Index(['passengerid', 'survived', 'pclass', 'name', 'sex', 'age', 'sibsp',
       'parch', 'ticket', 'fare', 'cabin', 'embarked'],
      dtype='object')

# Train, Test 분리

In [4]:
from sklearn.model_selection import train_test_split

In [5]:
SEED = 42

X_tr, X_te = train_test_split(df, random_state=SEED, test_size = 0.2)
X_tr = X_tr.reset_index(drop=True) # X_tr.reset_index(drop=True, inplace=True)
X_te = X_te.reset_index(drop=True)

X_tr.shape, X_te.shape

((712, 12), (179, 12))

# Data Cleansing

In [6]:
# passengerid는 전체 데이터가 unique하기 때문에 삭제
X_tr.drop('passengerid', axis=1, inplace=True)
X_te.drop('passengerid', axis=1, inplace=True)

In [7]:
cabin_mode = X_tr['cabin'].mode().values[0]

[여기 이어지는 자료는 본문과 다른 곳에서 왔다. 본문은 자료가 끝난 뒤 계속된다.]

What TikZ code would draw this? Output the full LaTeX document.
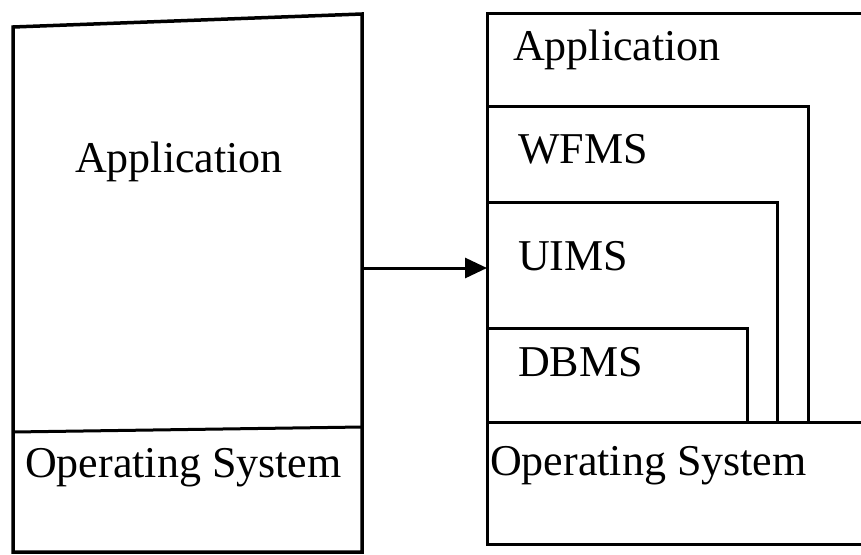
\documentclass[tikz,border=0pt]{standalone}
\usepackage{fontspec}
\setmainfont{Liberation Serif}
\usetikzlibrary{arrows.meta}

\begin{document}
\begin{tikzpicture}[x=1pt, y=-1pt]

\tikzstyle{every node} = [inner sep=0pt, font=\fontsize{44}{48}\selectfont]
\tikzstyle{lbl} = [anchor=base west]
\tikzstyle{frame} = [line width=3pt, line join=miter]

\useasboundingbox (0,0) rectangle (861,554);

% left side
\coordinate (la) at (13,552);
\coordinate (lb) at (13,27);
\coordinate (lc) at (362,14);
\coordinate (ld) at (362,552);
\draw[frame, line width=3.5pt] (la) -- (lb) -- (lc) -- (ld) -- cycle;
\draw[frame] (13,432) -- (362,427);

\node[lbl] (app1) at (75,172) {Application};
\node[lbl] (os1) at (25,477) {Operating System};

% right side
\draw[frame] (861,13) -- (487,13) -- (487,544) -- (861,544);
\draw[frame] (487,422) -- (861,422);
\draw[frame] (487,106) -- (808,106) -- (808,422);
\draw[frame] (487,202) -- (777,202) -- (777,422);
\draw[frame] (487,328) -- (747,328) -- (747,422);

\node[lbl] (app2) at (513,60) {Application};
\node[lbl] (wfms) at (518,163) {WFMS};
\node[lbl] (uims) at (518,270) {UIMS};
\node[lbl] (dbms) at (518,376) {DBMS};
\node[lbl] (os2) at (490,475) {Operating System};

\coordinate (from) at (362,268);
\coordinate (to) at (487,268);
\draw[line width=3pt, -{Triangle[length=22pt, width=20pt]}] (from) -- (to);
\end{tikzpicture}
\end{document}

X_tr['cabin'] = X_tr['cabin'].fillna(cabin_mode)
X_te['cabin'] = X_te['cabin'].fillna(cabin_mode)

In [8]:
X_tr['age'] = X_tr['age'].fillna(X_tr['age'].median())
X_te['age'] = X_te['age'].fillna(X_tr['age'].median())

In [9]:
embarked_mode = X_tr['embarked'].mode().values[0]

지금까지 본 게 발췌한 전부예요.